A – 奇妙的棋盘
一定要思考,不能想当然。这句话是说给我听的。
把连通块连边,每一次 BFS 扩展就算做一次点击,然后\(O(n^2)\)确定路径长度,再按奇偶性判断就行了。
// A.cpp
#include <bits/stdc++.h>
using namespace std;
const int MAX_N = 75, MAX_P = 4910, INF = 0x3f3f3f3f;
int n, m, mem[MAX_P], head[MAX_P], current, tot, dep[MAX_P];
char opt[MAX_N][MAX_N];
bool mp[MAX_P][MAX_P], vis[MAX_P];
struct edge
{
int to, nxt;
} edges[MAX_P << 3];
void addpath(int src, int dst)
{
edges[current].to = dst, edges[current].nxt = head[src];
head[src] = current++;
}
int getId(int x, int y) { return (x - 1) * m + y; }
int find(int x) { return x == mem[x] ? x : mem[x] = find(mem[x]); }
int main()
{
memset(head, -1, sizeof(head));
scanf("%d%d", &n, &m);
for (int i = 1; i <= n; i++)
scanf("%s", opt[i] + 1);
for (int i = 1; i <= n * m; i++)
mem[i] = i;
for (int i = 1; i <= n; i++)
for (int j = 1; j <= m; j++)
{
if (i > 1 && opt[i][j] == opt[i - 1][j])
mem[find(getId(i - 1, j))] = mem[find(getId(i, j))];
if (j > 1 && opt[i][j] == opt[i][j - 1])
mem[find(getId(i, j - 1))] = mem[find(getId(i, j))];
}
for (int i = 1; i <= n; i++)
for (int j = 1; j <= m; j++)
{
if (vis[find(getId(i, j))] == false)
vis[find(getId(i, j))] = true, tot++;
if (i > 1 && opt[i][j] != opt[i - 1][j] && !mp[find(getId(i, j))][find(getId(i - 1, j))])

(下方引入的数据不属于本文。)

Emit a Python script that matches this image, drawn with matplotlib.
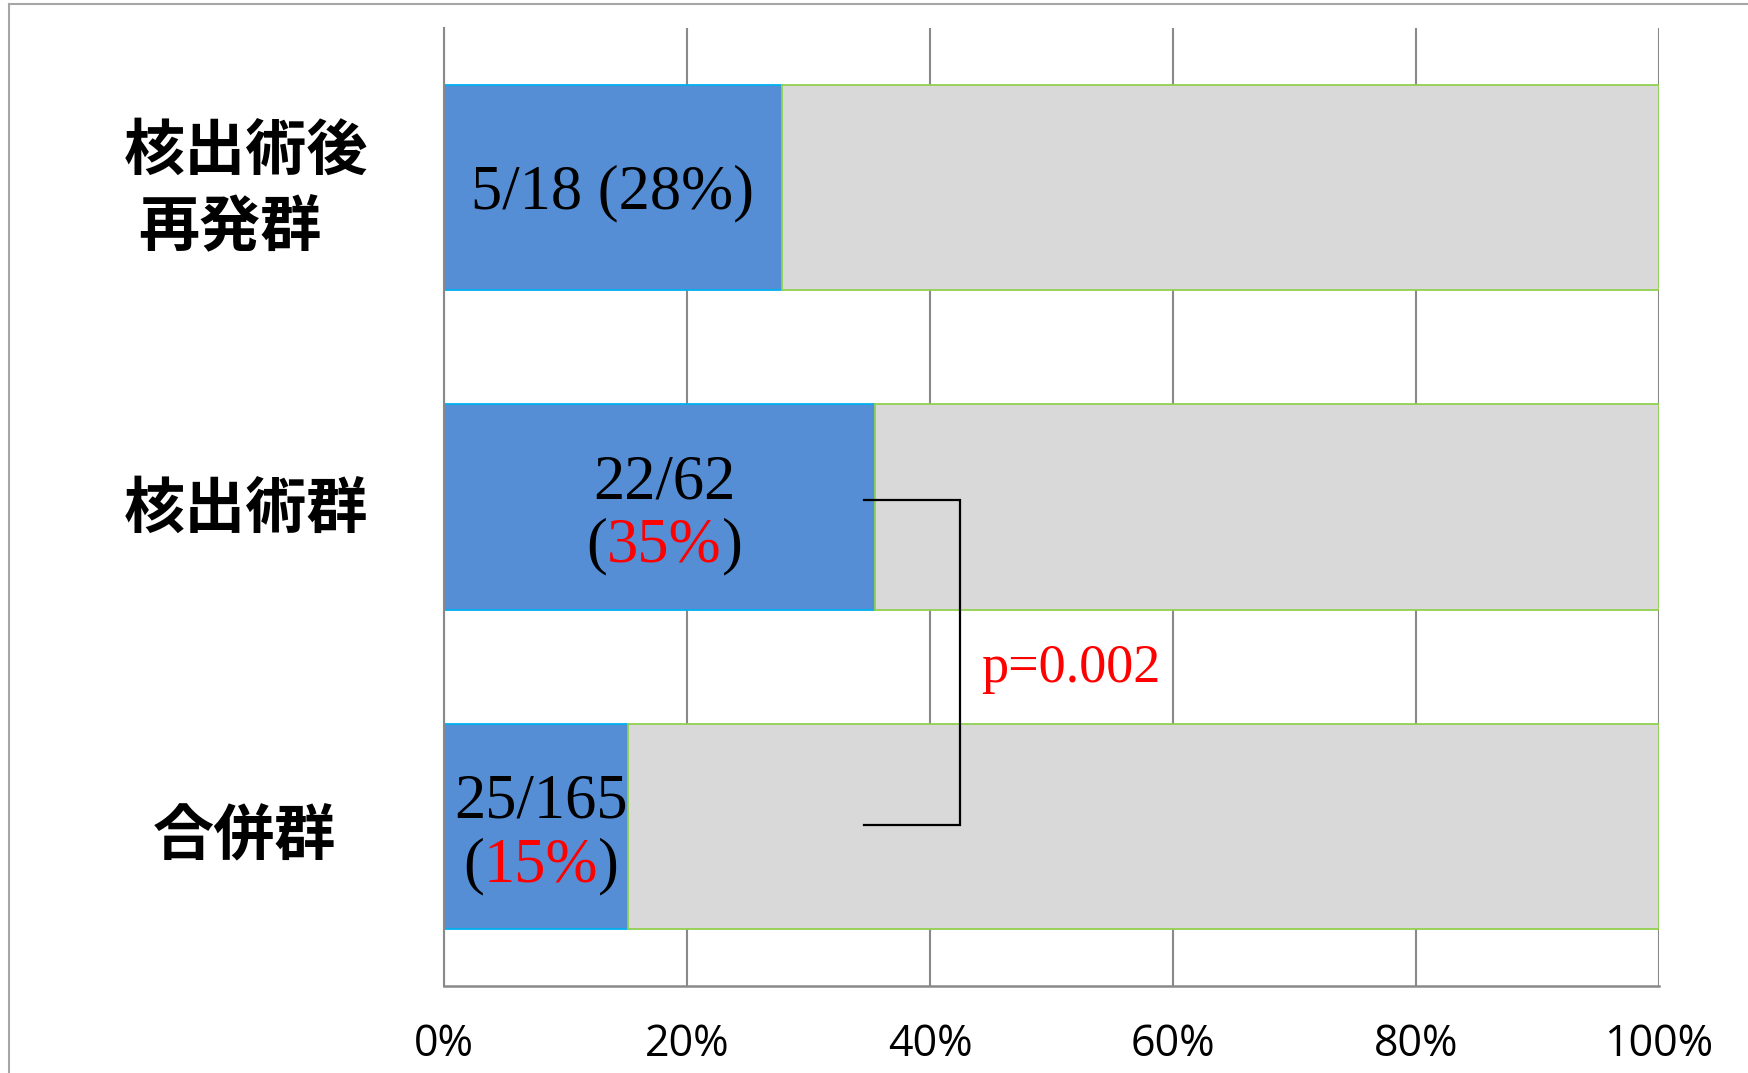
import matplotlib
matplotlib.use('Agg')
import matplotlib.pyplot as plt
import matplotlib.transforms as mtransforms
from matplotlib.lines import Line2D

# ---- data ----
categories = ['核出術後\n再発群', '核出術群', '合併群']
events = [5, 22, 25]
totals = [18, 62, 165]
pct_labels = ['28%', '35%', '15%']
red_pct = [False, True, True]
xticks = [0, 0.2, 0.4, 0.6, 0.8, 1.0]
xtick_labels = ['0%', '20%', '40%', '60%', '80%', '100%']
p_label = 'p=0.002'

rates = [e / t for e, t in zip(events, totals)]
rest = [1 - r for r in rates]

BLUE = '#558ED5'
BLUE_EDGE = '#00B0F0'
GRAY = '#D9D9D9'
GREEN_EDGE = '#92D050'
GRID = '#898989'

SERIF = ['Liberation Serif', 'DejaVu Serif']
CJK = ['Noto Sans CJK JP', 'DejaVu Sans']
TICKF = ['Open Sans', 'DejaVu Sans']

fig = plt.figure(figsize=(17.49, 10.73), dpi=100)
fig.patch.set_facecolor('white')

# outer frame (partially visible)
fx = 9 / 1749
fy = 1 - 4 / 1073
fig.add_artist(Line2D([fx, 1.0], [fy, fy], transform=fig.transFigure, color='#A6A6A6', lw=1.5))
fig.add_artist(Line2D([fx, fx], [0.0, fy], transform=fig.transFigure, color='#A6A6A6', lw=1.5))

ax = fig.add_axes([0.2539, 0.0811, 0.6947, 0.8928])
ypos = list(range(len(categories)))
ax.barh(ypos, rates, height=0.643, color=BLUE, edgecolor=BLUE_EDGE, linewidth=1.3, zorder=2)
ax.barh(ypos, rest, left=rates, height=0.643, color=GRAY, edgecolor=GREEN_EDGE, linewidth=1.3, zorder=2)

ax.set_xlim(0, 1)
ax.set_ylim(len(categories) - 0.5, -0.5)
ax.set_axisbelow(True)
ax.set_xticks(xticks)
ax.set_xticklabels(xtick_labels, fontfamily=TICKF, fontsize=31)
ax.set_yticks([])
ax.tick_params(axis='x', length=0, pad=26)
ax.xaxis.grid(True, color=GRID, lw=1.5)
for s in ['top', 'right']:
    ax.spines[s].set_visible(False)
ax.spines['left'].set_color(GRID)
ax.spines['left'].set_linewidth(1.5)
ax.spines['bottom'].set_color(GRID)
ax.spines['bottom'].set_linewidth(1.8)

# category labels
blend = mtransforms.blended_transform_factory(ax.transAxes, ax.transData)
cat_x = [-0.163, -0.163, -0.1646]
cat_dy = [0.011, 0.011, 0.031]
for i, lab in enumerate(categories):
    lines = lab.split('\n')
    if len(lines) == 2:
        ax.text(-0.163, i - 0.113, lines[0], transform=blend, ha='center', va='center',
                fontfamily=CJK, fontweight='bold', fontsize=44)
        ax.text(-0.1765, i + 0.124, lines[1], transform=blend, ha='center', va='center',
                fontfamily=CJK, fontweight='bold', fontsize=44)
    else:
        ax.text(cat_x[i], i + cat_dy[i], lab, transform=blend, ha='center', va='center',
                fontfamily=CJK, fontweight='bold', fontsize=44)

# value labels inside blue segments
VS = 45
for i in range(len(categories)):
    xc = rates[i] / 2
    if not red_pct[i]:
        ax.text(xc, i + 0.064, f'{events[i]}/{totals[i]} ({pct_labels[i]})', ha='center',
                va='baseline', fontfamily=SERIF, fontsize=VS, color='black', zorder=5)
    else:
        ax.text(xc + 0.004, i - 0.027, f'{events[i]}/{totals[i]}', ha='center', va='baseline',
                fontfamily=SERIF, fontsize=VS, color='black', zorder=5)
        mid = ax.text(xc + 0.004, i + 0.172, pct_labels[i], ha='center', va='baseline',
                      fontfamily=SERIF, fontsize=VS, color='red', zorder=5)
        ax.annotate('(', xy=(0, 0), xycoords=mid, ha='right', va='bottom',
                    fontfamily=SERIF, fontsize=VS, color='black', zorder=5)
        ax.annotate(')', xy=(1, 0), xycoords=mid, ha='left', va='bottom',
                    fontfamily=SERIF, fontsize=VS, color='black', zorder=5)

# bracket and p-value
ax.plot([0.346, 0.425, 0.425, 0.346], [0.977, 0.977, 1.995, 1.995], color='black',
        lw=1.6, zorder=6, solid_joinstyle='miter')
ax.text(0.442, 1.549, p_label, ha='left', va='baseline', fontfamily=SERIF, fontsize=39,
        color='red', zorder=6)

fig.savefig('out.png', dpi=100, facecolor='white')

addpath(find(getId(i, j)), find(getId(i - 1, j))), addpath(find(getId(i - 1, j)), find(getId(i, j)));
if (j > 1 && opt[i][j] != opt[i][j - 1] && !mp[find(getId(i, j))][find(getId(i, j - 1))])

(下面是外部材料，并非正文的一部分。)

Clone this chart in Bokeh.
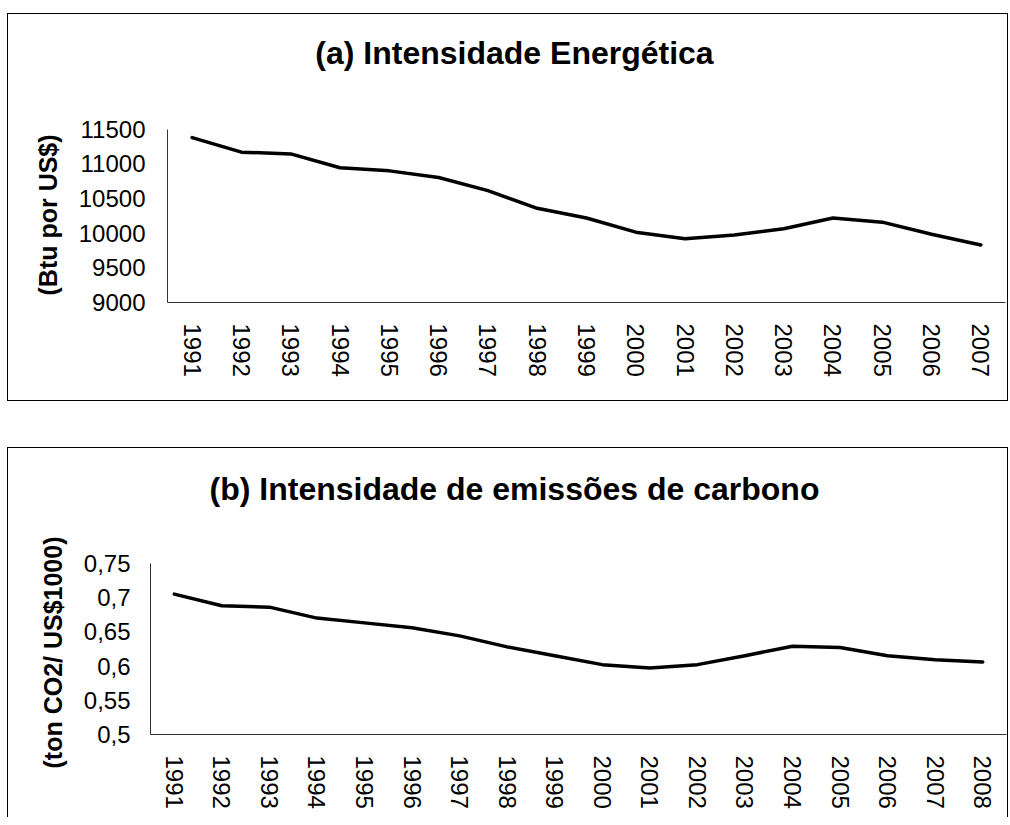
from bokeh.plotting import figure
from bokeh.models import FixedTicker, Range1d, FactorRange, Label, Title
from bokeh.embed import file_html
from bokeh.resources import INLINE

# ---- data ----
years_a = ["1991", "1992", "1993", "1994", "1995", "1996", "1997", "1998", "1999",
           "2000", "2001", "2002", "2003", "2004", "2005", "2006", "2007"]
energy_intensity = [11380, 11170, 11145, 10945, 10900, 10805, 10615, 10360, 10220,
                    10015, 9920, 9975, 10065, 10220, 10160, 9985, 9830]
yticks_a = [9000, 9500, 10000, 10500, 11000, 11500]
yticklabels_a = ["9000", "9500", "10000", "10500", "11000", "11500"]

years_b = ["1991", "1992", "1993", "1994", "1995", "1996", "1997", "1998", "1999",
           "2000", "2001", "2002", "2003", "2004", "2005", "2006", "2007", "2008"]
carbon_intensity = [0.705, 0.688, 0.686, 0.670, 0.663, 0.656, 0.644, 0.628, 0.615,
                    0.602, 0.597, 0.602, 0.615, 0.629, 0.627, 0.615, 0.609, 0.606]
yticks_b = [0.5, 0.55, 0.6, 0.65, 0.7, 0.75]
yticklabels_b = ["0,5", "0,55", "0,6", "0,65", "0,7", "0,75"]

title_a = "(a) Intensidade Energética"
title_b = "(b) Intensidade de emissões de carbono"
ylabel_a = "(Btu por US$)"
ylabel_b = "(ton CO2/ US$1000)"

FONT = "Liberation Sans"


def make_panel(cats, vals, ticks, ticklabels, title, ylabel, width, height,
               mb, axis_px, title_off, ylab_offset, tick_standoff):
    # frame spans from the top of the panel down to the x axis; the y axis line
    # itself is bounded to the tick range, leaving room for the title above it
    frame_px = height - 2 - mb[2] - mb[3]
    lo, hi = ticks[0], ticks[-1]
    y_end = lo + (hi - lo) * frame_px / axis_px
    p = figure(x_range=FactorRange(*cats), y_range=Range1d(lo, y_end),
               width=width, height=height, output_backend="svg",
               toolbar_location=None,
               min_border_left=mb[0], min_border_right=mb[1],
               min_border_top=mb[2], min_border_bottom=mb[3])
    p.line(x=cats, y=vals, line_color="black", line_width=3.5,
           line_join="round", line_cap="round")
    p.add_layout(Label(x=0, y=lo, x_offset=title_off[0], y_offset=title_off[1],
                       text=title, text_align="center", text_baseline="middle",
                       text_font=FONT, text_font_size="32px", text_font_style="bold",
                       text_color="black"))
    # vertical axis title, anchored to the bottom of the frame
    p.add_layout(Title(text=ylabel, align="left", offset=ylab_offset, standoff=27,
                       text_font=FONT, text_font_size="25px", text_font_style="bold",
                       text_color="black"), "left")
    p.outline_line_color = None
    p.background_fill_color = "white"
    p.border_fill_color = "white"
    p.xgrid.grid_line_color = None
    p.ygrid.grid_line_color = None

    for ax in (p.xaxis[0], p.yaxis[0]):
        ax.axis_line_color = "#333333"
        ax.axis_line_width = 1
        ax.major_tick_line_color = None
        ax.minor_tick_line_color = None
        ax.major_tick_out = 0
        ax.major_tick_in = 0
        ax.minor_tick_out = 0
        ax.minor_tick_in = 0
        ax.major_label_text_font = FONT
        ax.major_label_text_font_size = "24px"
        ax.major_label_text_color = "black"

    p.yaxis.bounds = (lo, hi)
    p.yaxis.ticker = FixedTicker(ticks=ticks)
    p.yaxis.major_label_overrides = {t: l for t, l in zip(ticks, ticklabels)}
    p.yaxis.major_label_standoff = tick_standoff

    p.xaxis.major_label_orientation = "vertical"
    p.xaxis.major_label_standoff = 21
    return p


pa = make_panel(years_a, energy_intensity, yticks_a, yticklabels_a, title_a, ylabel_a,
                width=1001, height=388, mb=(159, 4, 0, 100), axis_px=172,
                title_off=(347, 250), ylab_offset=7, tick_standoff=22)
pa.styles = {"border": "1px solid black", "box-sizing": "border-box"}
pa.margin = (13, 0, 0, 7)

pb = make_panel(years_b, carbon_intensity, yticks_b, yticklabels_b, title_b, ylabel_b,
                width=1001, height=370, mb=(142, 3, 0, 84), axis_px=170,
                title_off=(364, 246), ylab_offset=-34, tick_standoff=20)
pb.styles = {"border-top": "1px solid black", "border-left": "1px solid black",
             "border-right": "1px solid black", "box-sizing": "border-box"}
pb.margin = (46, 0, 0, 7)

open("out.html", "w").write(file_html([pa, pb], INLINE))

addpath(find(getId(i, j)), find(getId(i, j - 1))), addpath(find(getId(i, j - 1)), find(getId(i, j)));
}
int gans = INF;
for (int i = 1; i <= n; i++)
for (int j = 1; j <= m; j++)
{
if (find(getId(i, j)) != getId(i, j))
continue;
memset(dep, 0x3f, sizeof(dep));
int id = getId(i, j), ans = 0;
queue<int> q;
q.push(id), dep[id] = 0;
while (!q.empty())
{
int u = q.front();
q.pop();
for (int i = head[u]; i != -1; i = edges[i].nxt)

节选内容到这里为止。